### [YOUR TASK]
Quote the listing below in its entirety, omitting every image.

---+---

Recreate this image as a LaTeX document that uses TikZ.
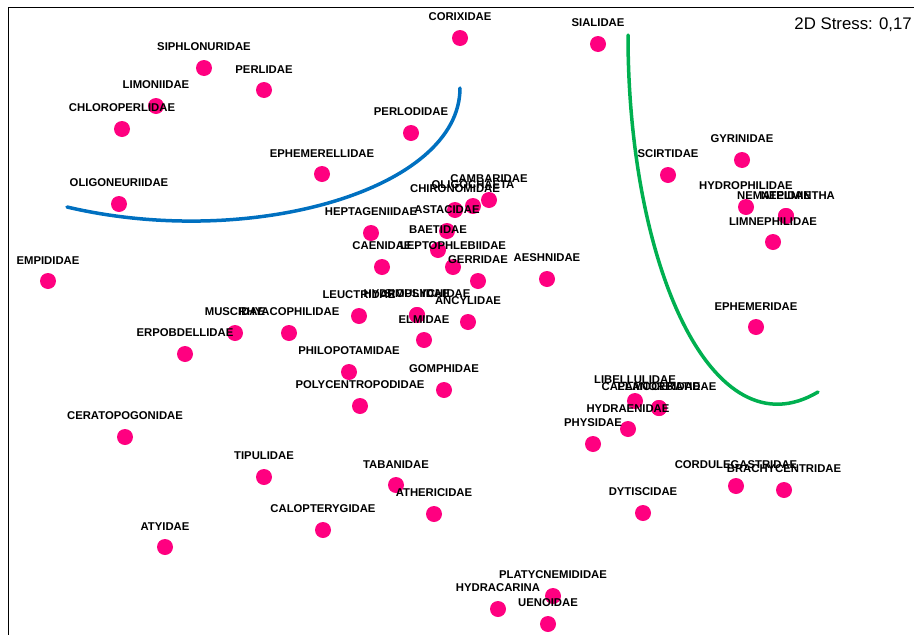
\documentclass[tikz,border=0pt]{standalone}
\usepackage{fontspec}
\setmainfont{Liberation Sans}
\usetikzlibrary{positioning}
\definecolor{taxonpink}{RGB}{255,0,128}
\definecolor{groupblue}{RGB}{0,112,192}
\definecolor{groupgreen}{RGB}{0,176,80}
\tikzset{%
  dot/.style    = {circle, fill=taxonpink, inner sep=0pt, outer sep=0pt,%
                   minimum size=16pt},%
  taxon/.style  = {font=\bfseries\fontsize{11.3}{13}\selectfont,%
                   inner sep=0pt, outer sep=0pt, label distance=9pt},%
  frame/.style  = {draw=black, line width=1pt},%
  group/.style  = {line width=3.5pt, line cap=round}%
}
\begin{document}
\begin{tikzpicture}[x=1pt, y=-1pt]
  \useasboundingbox (0,0) rectangle (914,635);
  \draw[frame] (914,7) -- (8,7) -- (8,635);
  \node[anchor=base east, inner sep=0pt, font=\fontsize{16.8}{19}\selectfont]
    (stress) at (912,29) {2D Stress: 0,17};
  % groups
  \draw[group, groupblue] (67,207) .. controls (250,250) and (460,190) .. (460,88);
  \draw[group, groupgreen] (628,35) .. controls (628,265) and (712,455) .. (818,392);
  % taxa
  \node[dot, label={[taxon]above:CORIXIDAE}] (corixidae) at (460,38) {};
  \node[dot, label={[taxon]above:SIALIDAE}] (sialidae) at (598,44) {};
  \node[dot, label={[taxon]above:SIPHLONURIDAE}] (siphlonuridae) at (204,68) {};
  \node[dot, label={[taxon]above:PERLIDAE}] (perlidae) at (264,90) {};
  \node[dot, label={[taxon]above:LIMONIIDAE}] (limoniidae) at (156,106) {};
  \node[dot, label={[taxon]above:CHLOROPERLIDAE}] (chloroperlidae) at (122,129) {};
  \node[dot, label={[taxon]above:PERLODIDAE}] (perlodidae) at (411,133) {};
  \node[dot, label={[taxon]above:EPHEMERELLIDAE}] (ephemerellidae) at (322,174) {};
  \node[dot, label={[taxon]above:OLIGONEURIIDAE}] (oligoneuriidae) at (119,204) {};
  \node[dot, label={[taxon]above:GYRINIDAE}] (gyrinidae) at (742,160) {};
  \node[dot, label={[taxon]above:SCIRTIDAE}] (scirtidae) at (668,175) {};
  \node[dot, label={[taxon]above:HYDROPHILIDAE}] (hydrophilidae) at (746,207) {};
  \node[dot, label={[taxon]above:NEMATELMINTHA}] (nematelmintha) at (786,216) {};
  \node[dot, label={[taxon]above:NEPIDAE}] (nepidae) at (786,216) {};
  \node[dot, label={[taxon]above:LIMNEPHILIDAE}] (limnephilidae) at (773,242) {};
  \node[dot, label={[taxon]above:EPHEMERIDAE}] (ephemeridae) at (756,327) {};
  \node[dot, label={[taxon]above:CAMBARIDAE}] (cambaridae) at (489,200) {};
  \node[dot, label={[taxon]above:OLIGOCHAETA}] (oligochaeta) at (473,206) {};
  \node[dot, label={[taxon]above:CHIRONOMIDAE}] (chironomidae) at (455,210) {};
  \node[dot, label={[taxon]above:HEPTAGENIIDAE}] (heptageniidae) at (371,233) {};
  \node[dot, label={[taxon]above:ASTACIDAE}] (astacidae) at (447,231) {};
  \node[dot, label={[taxon]above:BAETIDAE}] (baetidae) at (438,250) {};
  \node[dot, label={[taxon]above:CAENIDAE}] (caenidae) at (382,267) {};
  \node[dot, label={[taxon]above:LEPTOPHLEBIIDAE}] (leptophlebiidae) at (453,267) {};
  \node[dot, label={[taxon]above:GERRIDAE}] (gerridae) at (478,281) {};
  \node[dot, label={[taxon]above:AESHNIDAE}] (aeshnidae) at (547,279) {};
  \node[dot, label={[taxon]above:EMPIDIDAE}] (empididae) at (48,281) {};
  \node[dot, label={[taxon]above:LEUCTRIDAE}] (leuctridae) at (359,316) {};
  \node[dot, label={[taxon]above:HYDROPSYCHIDAE}] (hydropsychidae) at (417,315) {};
  \node[dot, label={[taxon]above:SIMULIIDAE}] (simuliidae) at (417,315) {};
  \node[dot, label={[taxon]above:ANCYLIDAE}] (ancylidae) at (468,322) {};
  \node[dot, label={[taxon]above:ELMIDAE}] (elmidae) at (424,340) {};
  \node[dot, label={[taxon]above:MUSCIDAE}] (muscidae) at (235,333) {};
  \node[dot, label={[taxon]above:RHYACOPHILIDAE}] (rhyacophilidae) at (289,333) {};
  \node[dot, label={[taxon]above:ERPOBDELLIDAE}] (erpobdellidae) at (185,354) {};
  \node[dot, label={[taxon]above:PHILOPOTAMIDAE}] (philopotamidae) at (349,372) {};
  \node[dot, label={[taxon]above:GOMPHIDAE}] (gomphidae) at (444,390) {};
  \node[dot, label={[taxon]above:POLYCENTROPODIDAE}] (polycentropodidae) at (360,406) {};
  \node[dot, label={[taxon]above:CERATOPOGONIDAE}] (ceratopogonidae) at (125,437) {};
  \node[dot, label={[taxon]above:TIPULIDAE}] (tipulidae) at (264,477) {};
  \node[dot, label={[taxon]above:TABANIDAE}] (tabanidae) at (396,485) {};
  \node[dot, label={[taxon]above:ATHERICIDAE}] (athericidae) at (434,514) {};
  \node[dot, label={[taxon]above:CALOPTERYGIDAE}] (calopterygidae) at (323,530) {};
  \node[dot, label={[taxon]above:ATYIDAE}] (atyidae) at (165,547) {};
  \node[dot, label={[taxon]above:LIBELLULIDAE}] (libellulidae) at (635,401) {};
  \node[dot, label={[taxon]above:CALAMOCERATIDAE}] (calamoceratidae) at (659,408) {};
  \node[dot, label={[taxon]above:PLANORBIDAE}] (planorbidae) at (659,408) {};
  \node[dot, label={[taxon]above:HYDRAENIDAE}] (hydraenidae) at (628,429) {};
  \node[dot, label={[taxon]above:PHYSIDAE}] (physidae) at (593,444) {};
  \node[dot, label={[taxon]above:DYTISCIDAE}] (dytiscidae) at (643,513) {};
  \node[dot, label={[taxon]above:CORDULEGASTRIDAE}] (cordulegastridae) at (736,486) {};
  \node[dot, label={[taxon]above:BRACHYCENTRIDAE}] (brachycentridae) at (784,490) {};
  \node[dot, label={[taxon]above:PLATYCNEMIDIDAE}] (platycnemididae) at (553,596) {};
  \node[dot, label={[taxon]above:HYDRACARINA}] (hydracarina) at (498,609) {};
  \node[dot, label={[taxon]above:UENOIDAE}] (uenoidae) at (548,624) {};
\end{tikzpicture}
\end{document}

---+---

### [RESULT FOR THIS TASK]
Recreate this image as a LaTeX document that uses TikZ.
\documentclass[tikz,border=0pt]{standalone}
\usepackage{fontspec}
\setmainfont{Liberation Sans}
\usetikzlibrary{positioning}
\definecolor{taxonpink}{RGB}{255,0,128}
\definecolor{groupblue}{RGB}{0,112,192}
\definecolor{groupgreen}{RGB}{0,176,80}
\tikzset{%
  dot/.style    = {circle, fill=taxonpink, inner sep=0pt, outer sep=0pt,%
                   minimum size=16pt},%
  taxon/.style  = {font=\bfseries\fontsize{11.3}{13}\selectfont,%
                   inner sep=0pt, outer sep=0pt, label distance=9pt},%
  frame/.style  = {draw=black, line width=1pt},%
  group/.style  = {line width=3.5pt, line cap=round}%
}
\begin{document}
\begin{tikzpicture}[x=1pt, y=-1pt]
  \useasboundingbox (0,0) rectangle (914,635);
  \draw[frame] (914,7) -- (8,7) -- (8,635);
  \node[anchor=base east, inner sep=0pt, font=\fontsize{16.8}{19}\selectfont]
    (stress) at (912,29) {2D Stress: 0,17};
  % groups
  \draw[group, groupblue] (67,207) .. controls (250,250) and (460,190) .. (460,88);
  \draw[group, groupgreen] (628,35) .. controls (628,265) and (712,455) .. (818,392);
  % taxa
  \node[dot, label={[taxon]above:CORIXIDAE}] (corixidae) at (460,38) {};
  \node[dot, label={[taxon]above:SIALIDAE}] (sialidae) at (598,44) {};
  \node[dot, label={[taxon]above:SIPHLONURIDAE}] (siphlonuridae) at (204,68) {};
  \node[dot, label={[taxon]above:PERLIDAE}] (perlidae) at (264,90) {};
  \node[dot, label={[taxon]above:LIMONIIDAE}] (limoniidae) at (156,106) {};
  \node[dot, label={[taxon]above:CHLOROPERLIDAE}] (chloroperlidae) at (122,129) {};
  \node[dot, label={[taxon]above:PERLODIDAE}] (perlodidae) at (411,133) {};
  \node[dot, label={[taxon]above:EPHEMERELLIDAE}] (ephemerellidae) at (322,174) {};
  \node[dot, label={[taxon]above:OLIGONEURIIDAE}] (oligoneuriidae) at (119,204) {};
  \node[dot, label={[taxon]above:GYRINIDAE}] (gyrinidae) at (742,160) {};
  \node[dot, label={[taxon]above:SCIRTIDAE}] (scirtidae) at (668,175) {};
  \node[dot, label={[taxon]above:HYDROPHILIDAE}] (hydrophilidae) at (746,207) {};
  \node[dot, label={[taxon]above:NEMATELMINTHA}] (nematelmintha) at (786,216) {};
  \node[dot, label={[taxon]above:NEPIDAE}] (nepidae) at (786,216) {};
  \node[dot, label={[taxon]above:LIMNEPHILIDAE}] (limnephilidae) at (773,242) {};
  \node[dot, label={[taxon]above:EPHEMERIDAE}] (ephemeridae) at (756,327) {};
  \node[dot, label={[taxon]above:CAMBARIDAE}] (cambaridae) at (489,200) {};
  \node[dot, label={[taxon]above:OLIGOCHAETA}] (oligochaeta) at (473,206) {};
  \node[dot, label={[taxon]above:CHIRONOMIDAE}] (chironomidae) at (455,210) {};
  \node[dot, label={[taxon]above:HEPTAGENIIDAE}] (heptageniidae) at (371,233) {};
  \node[dot, label={[taxon]above:ASTACIDAE}] (astacidae) at (447,231) {};
  \node[dot, label={[taxon]above:BAETIDAE}] (baetidae) at (438,250) {};
  \node[dot, label={[taxon]above:CAENIDAE}] (caenidae) at (382,267) {};
  \node[dot, label={[taxon]above:LEPTOPHLEBIIDAE}] (leptophlebiidae) at (453,267) {};
  \node[dot, label={[taxon]above:GERRIDAE}] (gerridae) at (478,281) {};
  \node[dot, label={[taxon]above:AESHNIDAE}] (aeshnidae) at (547,279) {};
  \node[dot, label={[taxon]above:EMPIDIDAE}] (empididae) at (48,281) {};
  \node[dot, label={[taxon]above:LEUCTRIDAE}] (leuctridae) at (359,316) {};
  \node[dot, label={[taxon]above:HYDROPSYCHIDAE}] (hydropsychidae) at (417,315) {};
  \node[dot, label={[taxon]above:SIMULIIDAE}] (simuliidae) at (417,315) {};
  \node[dot, label={[taxon]above:ANCYLIDAE}] (ancylidae) at (468,322) {};
  \node[dot, label={[taxon]above:ELMIDAE}] (elmidae) at (424,340) {};
  \node[dot, label={[taxon]above:MUSCIDAE}] (muscidae) at (235,333) {};
  \node[dot, label={[taxon]above:RHYACOPHILIDAE}] (rhyacophilidae) at (289,333) {};
  \node[dot, label={[taxon]above:ERPOBDELLIDAE}] (erpobdellidae) at (185,354) {};
  \node[dot, label={[taxon]above:PHILOPOTAMIDAE}] (philopotamidae) at (349,372) {};
  \node[dot, label={[taxon]above:GOMPHIDAE}] (gomphidae) at (444,390) {};
  \node[dot, label={[taxon]above:POLYCENTROPODIDAE}] (polycentropodidae) at (360,406) {};
  \node[dot, label={[taxon]above:CERATOPOGONIDAE}] (ceratopogonidae) at (125,437) {};
  \node[dot, label={[taxon]above:TIPULIDAE}] (tipulidae) at (264,477) {};
  \node[dot, label={[taxon]above:TABANIDAE}] (tabanidae) at (396,485) {};
  \node[dot, label={[taxon]above:ATHERICIDAE}] (athericidae) at (434,514) {};
  \node[dot, label={[taxon]above:CALOPTERYGIDAE}] (calopterygidae) at (323,530) {};
  \node[dot, label={[taxon]above:ATYIDAE}] (atyidae) at (165,547) {};
  \node[dot, label={[taxon]above:LIBELLULIDAE}] (libellulidae) at (635,401) {};
  \node[dot, label={[taxon]above:CALAMOCERATIDAE}] (calamoceratidae) at (659,408) {};
  \node[dot, label={[taxon]above:PLANORBIDAE}] (planorbidae) at (659,408) {};
  \node[dot, label={[taxon]above:HYDRAENIDAE}] (hydraenidae) at (628,429) {};
  \node[dot, label={[taxon]above:PHYSIDAE}] (physidae) at (593,444) {};
  \node[dot, label={[taxon]above:DYTISCIDAE}] (dytiscidae) at (643,513) {};
  \node[dot, label={[taxon]above:CORDULEGASTRIDAE}] (cordulegastridae) at (736,486) {};
  \node[dot, label={[taxon]above:BRACHYCENTRIDAE}] (brachycentridae) at (784,490) {};
  \node[dot, label={[taxon]above:PLATYCNEMIDIDAE}] (platycnemididae) at (553,596) {};
  \node[dot, label={[taxon]above:HYDRACARINA}] (hydracarina) at (498,609) {};
  \node[dot, label={[taxon]above:UENOIDAE}] (uenoidae) at (548,624) {};
\end{tikzpicture}
\end{document}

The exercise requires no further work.